Trivia Day

THERE may be those who don't take notice of such a trivial event, but Jan. 3 was Trivia Day. Trivia has become important in the past two decades, and just because certain information is useless doesn't mean it isn't an essential part of everyone's life. Come to think of it, how much important information do we know? Not much. We get most of it from television, a source of great dubiosity.

Knowing the fact that Florida has the lowest high point in the United States won't buy any groceries, but someone has to know it. Joseph Palmer's name won't be found in a list of great American statesmen, but he was the first American man (outside of certain religious groups) to wear a beard in public. If anyone has taken the trouble to notice, all the early Founding Fathers were clean shaven. Mr. Palmer was even put in jail because of his whiskers.
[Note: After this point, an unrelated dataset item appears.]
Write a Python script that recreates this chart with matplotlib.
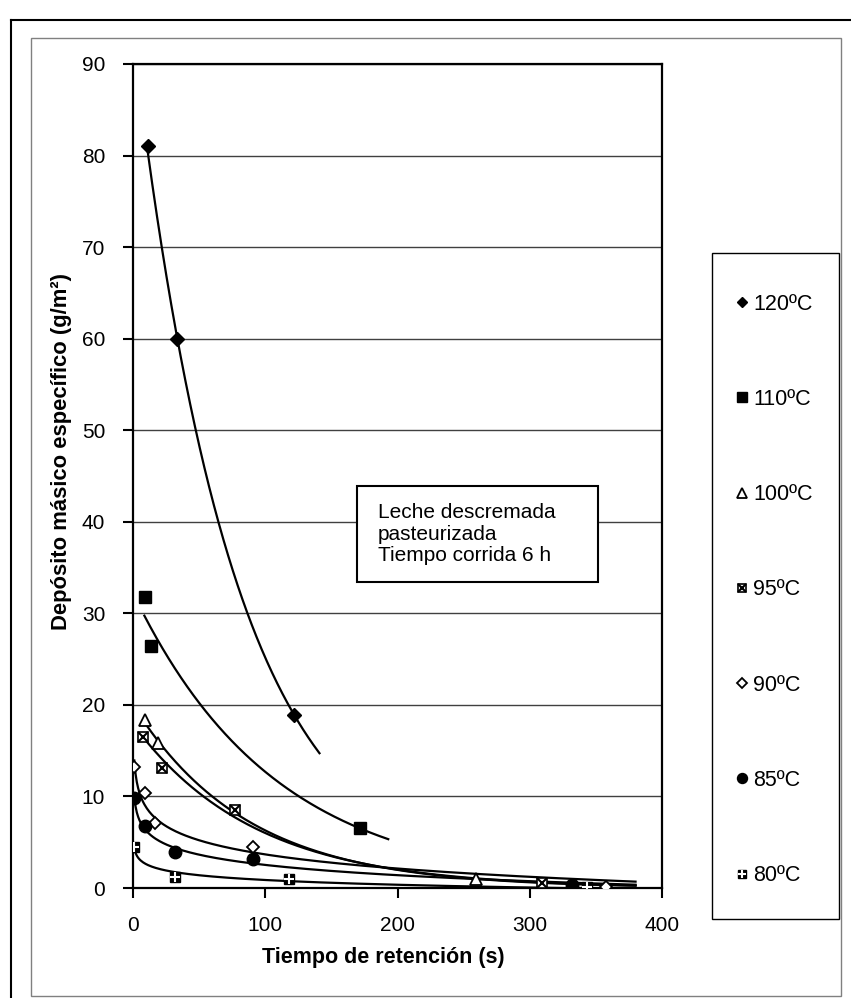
import numpy as np
import matplotlib
matplotlib.use('Agg')
import matplotlib.pyplot as plt
from matplotlib.lines import Line2D
from matplotlib.patches import Rectangle

plt.rcParams['font.family'] = ['Liberation Sans', 'DejaVu Sans']

# datos (tiempo de retencion s, deposito g/m2)
t120 = [11, 33, 122]
d120 = [81.0, 60.0, 18.9]
t110 = [9, 13.6, 172]
d110 = [31.8, 26.4, 6.5]
t100 = [9, 19, 259]
d100 = [18.3, 15.8, 1.0]
t95 = [7.3, 21.7, 77, 309]
d95 = [16.5, 13.1, 8.5, 0.6]
t90 = [1, 9, 17, 90.5, 358]
d90 = [13.2, 10.4, 7.1, 4.5, 0.1]
t85 = [1, 9, 32, 91, 332]
d85 = [9.8, 6.8, 3.9, 3.2, 0.3]
t80 = [1, 32, 118, 343]
d80 = [4.5, 1.2, 0.95, 0.1]

etiquetas = ['120ºC', '110ºC', '100ºC', '95ºC', '90ºC', '85ºC', '80ºC']
# tipo de linea de tendencia y rango dibujado
tendencia = ['exp', 'exp', 'exp', 'exp', 'log', 'log', 'log']
rango_t = [(11, 141), (8.6, 193), (9, 380), (7.3, 380), (1, 380), (1, 380), (1, 380)]

texto_caja = 'Leche descremada\npasteurizada\nTiempo corrida 6 h'

W, H = 851, 998


def fx(px):
    return px / W


def fy(py):
    return 1 - py / H


def curva(t, d, tipo, t0, t1):
    xs = np.linspace(t0, t1, 400)
    if tipo == 'exp':
        b, lna = np.polyfit(t, np.log(d), 1)
        return xs, np.exp(lna + b * xs)
    b, a = np.polyfit(np.log(t), d, 1)
    return xs, a + b * np.log(xs)


fig = plt.figure(figsize=(W / 100, H / 100), dpi=100)

# marcos exteriores
fig.add_artist(Line2D([fx(11), fx(11)], [fy(20), 0], color='black', lw=1.5))
fig.add_artist(Line2D([fx(11), 1], [fy(20), fy(20)], color='black', lw=1.5))
fig.add_artist(Rectangle((fx(31), fy(996)), fx(841) - fx(31), fy(38) - fy(996),
                         transform=fig.transFigure, fill=False, ec='#808080', lw=1))

ax = fig.add_axes([fx(133), fy(888), fx(662) - fx(133), fy(64) - fy(888)])

series = [(t120, d120), (t110, d110), (t100, d100), (t95, d95),
          (t90, d90), (t85, d85), (t80, d80)]

for (t, d), tipo, (t0, t1) in zip(series, tendencia, rango_t):
    xs, ys = curva(t, d, tipo, t0, t1)
    ax.plot(xs, ys, color='black', lw=1.6, zorder=2)

# marcadores
m120, = ax.plot(t120, d120, 'D', ms=7, color='black', ls='none', zorder=3)
m110, = ax.plot(t110, d110, 's', ms=8.5, color='black', ls='none', zorder=3)
m100, = ax.plot(t100, d100, '^', ms=8.5, mfc='white', mec='black', mew=1.3, ls='none', zorder=3)
m95a, = ax.plot(t95, d95, 's', ms=7.5, mfc='white', mec='black', mew=1.2, ls='none', zorder=3)
m95b, = ax.plot(t95, d95, 'x', ms=7.5, mec='black', mew=1.5, ls='none', zorder=3)
m90, = ax.plot(t90, d90, 'D', ms=6.5, mfc='white', mec='black', mew=1.3, ls='none', zorder=3)
m85, = ax.plot(t85, d85, 'o', ms=9, color='black', ls='none', zorder=3)
m80a, = ax.plot(t80, d80, 's', ms=7.5, color='black', ls='none', zorder=3)
m80b, = ax.plot(t80, d80, '+', ms=7.5, mec='white', mew=1.5, ls='none', zorder=3)

ax.set_xlim(0, 400)
ax.set_ylim(0, 90)
ax.set_xticks([0, 100, 200, 300, 400])
ax.set_yticks(range(0, 91, 10))
ax.yaxis.grid(True, color='#404040', lw=1)
ax.set_axisbelow(True)
for s in ax.spines.values():
    s.set_linewidth(1.6)
ax.tick_params(direction='out', length=7, width=1.5, labelsize=15, pad=13)

fig.text(fx(383), fy(958), 'Tiempo de retención (s)', fontsize=15.5, fontweight='bold',
         ha='center', va='center')
fig.text(fx(62), fy(452), 'Depósito másico específico (g/m²)', fontsize=15.8,
         fontweight='bold', rotation=90, ha='center', va='center')

# caja de texto
fig.add_artist(Rectangle((fx(357), fy(582)), fx(598) - fx(357), fy(486) - fy(582),
                         transform=fig.transFigure, fc='white', ec='black', lw=1.5))
fig.text(fx(378), fy(534), texto_caja, fontsize=15, ha='left', va='center',
         linespacing=1.15)

# leyenda
fig.add_artist(Rectangle((fx(712), fy(919)), fx(839) - fx(712), fy(253) - fy(919),
                         transform=fig.transFigure, fc='white', ec='black', lw=1))
handles = [m120, m110, m100, (m95a, m95b), m90, m85, (m80a, m80b)]
fig.legend(handles, etiquetas, loc='upper left', bbox_to_anchor=(fx(735.8), fy(293.5)),
           frameon=False, fontsize=15.5, borderpad=0, borderaxespad=0,
           handlelength=0.6, handletextpad=0.2, labelspacing=3.45, markerscale=0.8)

fig.savefig('out.png', dpi=100)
It is a matter of triviality, perhaps, that today American men spend 154,000 minutes in a lifetime shaving.

She doesn't appear on any of the music charts, but Effie Crocker wrote ``Rock-a-Bye-Baby.'' Probably no one ever thought of ``Rock-a-Bye-Baby'' as ever being written at all, but there you are. Somebody had to do it. The words are from Mother Goose.

One thing I have not been able to trace. What is the dividing line between trivia and important information? The price of a yak is certainly trivia, unless you happen to live in Tibet and need to buy one.

No one thinks it important to know that a snail can move at a speed of 0.03 m.p.h. It may have some relative importance to a snail, however, if he is planning a trip. It could be of use to know that an elephant can run 25 m.p.h. In case one ever gets chased by an elephant, he can figure his chances of escape on a sort of 50-50 basis.

Trivia Day passed without much notice - which is perhaps the way it should be. How much can one celebrate something without spoiling its triviality? It may be an item of trivia to know how many people knew it was Trivia Day.

If it was more than 1 in 1,000, it might kick it out of the ranks of trivia and into the importance of National Maritime Day.